-------- GIVEN DATA --------

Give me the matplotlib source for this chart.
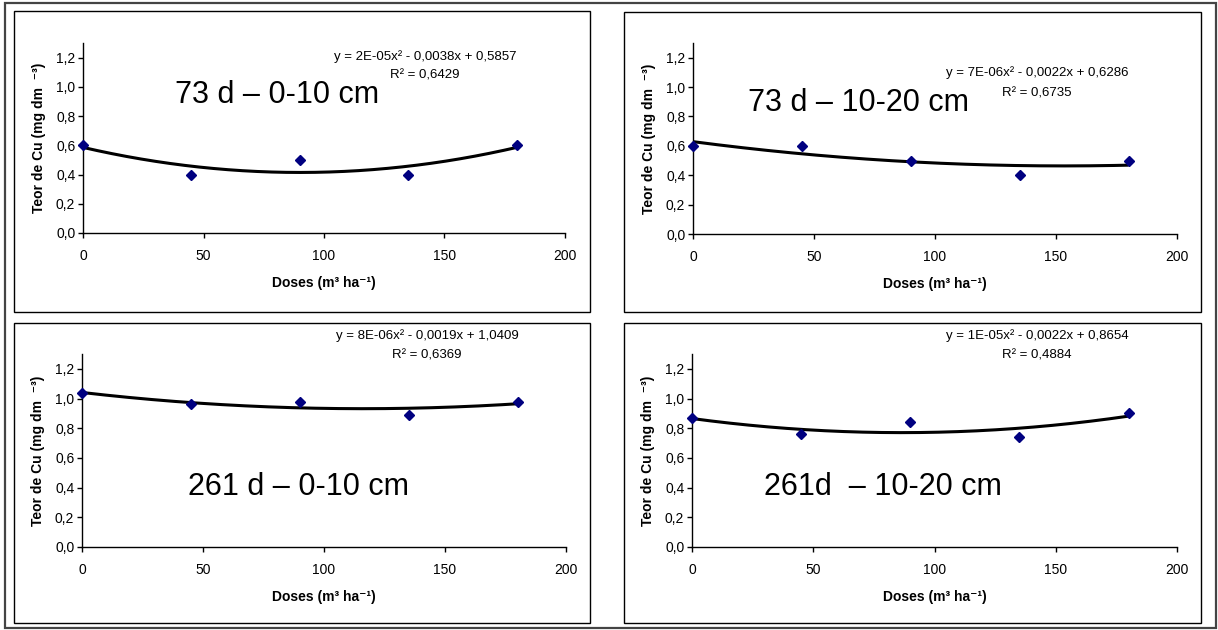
import numpy as np
import matplotlib
matplotlib.use("Agg")
import matplotlib.pyplot as plt
from matplotlib.patches import Rectangle

plt.rcParams['font.family'] = ['Liberation Sans', 'DejaVu Sans']

# Doses of residue applied (m3/ha) and measured Cu contents (mg/dm3)
doses = [0, 45, 90, 135, 180]
cu_73d_0_10 = [0.60, 0.40, 0.50, 0.40, 0.60]
cu_73d_10_20 = [0.60, 0.60, 0.50, 0.40, 0.50]
cu_261d_0_10 = [1.04, 0.96, 0.98, 0.89, 0.98]
cu_261d_10_20 = [0.87, 0.76, 0.84, 0.74, 0.90]

panel_titles = ["73 d – 0-10 cm", "73 d – 10-20 cm",
                "261 d – 0-10 cm", "261d  – 10-20 cm"]
equations = ["y = 2E-05x² - 0,0038x + 0,5857",
             "y = 7E-06x² - 0,0022x + 0,6286",
             "y = 8E-06x² - 0,0019x + 1,0409",
             "y = 1E-05x² - 0,0022x + 0,8654"]
r2_labels = ["R² = 0,6429", "R² = 0,6735", "R² = 0,6369", "R² = 0,4884"]

x_ticks = [0, 50, 100, 150, 200]
y_ticks = [0.0, 0.2, 0.4, 0.6, 0.8, 1.0, 1.2]
y_tick_labels = ["0,0", "0,2", "0,4", "0,6", "0,8", "1,0", "1,2"]

series = [cu_73d_0_10, cu_73d_10_20, cu_261d_0_10, cu_261d_10_20]

W, H = 1218, 630
fig = plt.figure(figsize=(W / 100, H / 100), dpi=100)
fig.patch.set_facecolor("white")


def fx(px):
    return px / W


def fy(py):
    return 1 - py / H


def frame(x0, y0, x1, y1, lw=1.0, color="black"):
    fig.add_artist(Rectangle((fx(x0), fy(y1)), fx(x1) - fx(x0), fy(y0) - fy(y1),
                             transform=fig.transFigure, fill=False,
                             edgecolor=color, linewidth=lw))


# outer border and the four chart boxes
frame(5, 3, 1216, 628, lw=1.6, color="#444444")
boxes = [(14, 11, 590, 312), (624, 12, 1201, 312),
         (14, 323, 590, 623), (624, 323, 1201, 623)]
for b in boxes:
    frame(*b, lw=1.0)

# plot areas: (left, top, right, bottom) in pixels
areas = [(83, 43, 565, 233), (693, 43, 1177, 234),
         (82, 354, 566, 547), (692, 354, 1177, 547)]
eq_pos = [(425, 57, 76), (1037, 73, 93), (427, 336, 356), (1037, 336, 356)]
title_pos = [(277, 95), (858, 103), (298, 487), (883, 487)]

for i, (l, t, r, b) in enumerate(areas):
    ax = fig.add_axes([fx(l), fy(b), fx(r) - fx(l), fy(t) - fy(b)])
    ax.set_facecolor("none")
    y = series[i]
    coef = np.polyfit(doses, y, 2)
    xs = np.linspace(min(doses), max(doses), 300)
    ax.plot(xs, np.polyval(coef, xs), color="black", lw=2.2, zorder=2,
            solid_capstyle="butt")
    ax.plot(doses, y, linestyle="none", marker="D", ms=5.5,
            color="#000080", zorder=3, clip_on=False)

    ax.set_xlim(0, 200)
    ax.set_ylim(0, 1.3)
    ax.set_xticks(x_ticks)
    ax.set_xticklabels([str(v) for v in x_ticks])
    ax.set_yticks(y_ticks)
    ax.set_yticklabels(y_tick_labels)
    for s in ("top", "right"):
        ax.spines[s].set_visible(False)
    for s in ("left", "bottom"):
        ax.spines[s].set_linewidth(1.0)
    ax.tick_params(axis="both", direction="out", length=3.5, width=1.0,
                   labelsize=10)
    ax.tick_params(axis="x", pad=8)
    ax.tick_params(axis="y", pad=2)

    ax.set_xlabel("Doses (m³ ha⁻¹)", fontsize=10, fontweight="bold")
    ax.xaxis.set_label_coords(0.5, (b - (b + 50)) / (b - t))
    ax.xaxis.label.set_va("center")
    ax.set_ylabel("Teor de Cu (mg dm  ⁻³)", fontsize=10, fontweight="bold")
    ax.yaxis.set_label_coords(-44 / (r - l), 0.5)
    ax.yaxis.label.set_va("center")

    ex, ey, ry = eq_pos[i]
    fig.text(fx(ex), fy(ey), equations[i], ha="center", va="center",
             fontsize=9.5)
    fig.text(fx(ex), fy(ry), r2_labels[i], ha="center", va="center",
             fontsize=9.5)
    tx, ty = title_pos[i]
    fig.text(fx(tx), fy(ty), panel_titles[i], ha="center", va="center",
             fontsize=22)

fig.savefig("out.png", dpi=100, facecolor="white")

--------

== DIRECTIONS ==
Everything from the first line to the line with "return 1 - py / H" must be repeated exactly, and nothing else. Leave the pictures out.

== WRITTEN SOLUTION ==
Give me the matplotlib source for this chart.
import numpy as np
import matplotlib
matplotlib.use("Agg")
import matplotlib.pyplot as plt
from matplotlib.patches import Rectangle

plt.rcParams['font.family'] = ['Liberation Sans', 'DejaVu Sans']

# Doses of residue applied (m3/ha) and measured Cu contents (mg/dm3)
doses = [0, 45, 90, 135, 180]
cu_73d_0_10 = [0.60, 0.40, 0.50, 0.40, 0.60]
cu_73d_10_20 = [0.60, 0.60, 0.50, 0.40, 0.50]
cu_261d_0_10 = [1.04, 0.96, 0.98, 0.89, 0.98]
cu_261d_10_20 = [0.87, 0.76, 0.84, 0.74, 0.90]

panel_titles = ["73 d – 0-10 cm", "73 d – 10-20 cm",
                "261 d – 0-10 cm", "261d  – 10-20 cm"]
equations = ["y = 2E-05x² - 0,0038x + 0,5857",
             "y = 7E-06x² - 0,0022x + 0,6286",
             "y = 8E-06x² - 0,0019x + 1,0409",
             "y = 1E-05x² - 0,0022x + 0,8654"]
r2_labels = ["R² = 0,6429", "R² = 0,6735", "R² = 0,6369", "R² = 0,4884"]

x_ticks = [0, 50, 100, 150, 200]
y_ticks = [0.0, 0.2, 0.4, 0.6, 0.8, 1.0, 1.2]
y_tick_labels = ["0,0", "0,2", "0,4", "0,6", "0,8", "1,0", "1,2"]

series = [cu_73d_0_10, cu_73d_10_20, cu_261d_0_10, cu_261d_10_20]

W, H = 1218, 630
fig = plt.figure(figsize=(W / 100, H / 100), dpi=100)
fig.patch.set_facecolor("white")


def fx(px):
    return px / W


def fy(py):
    return 1 - py / H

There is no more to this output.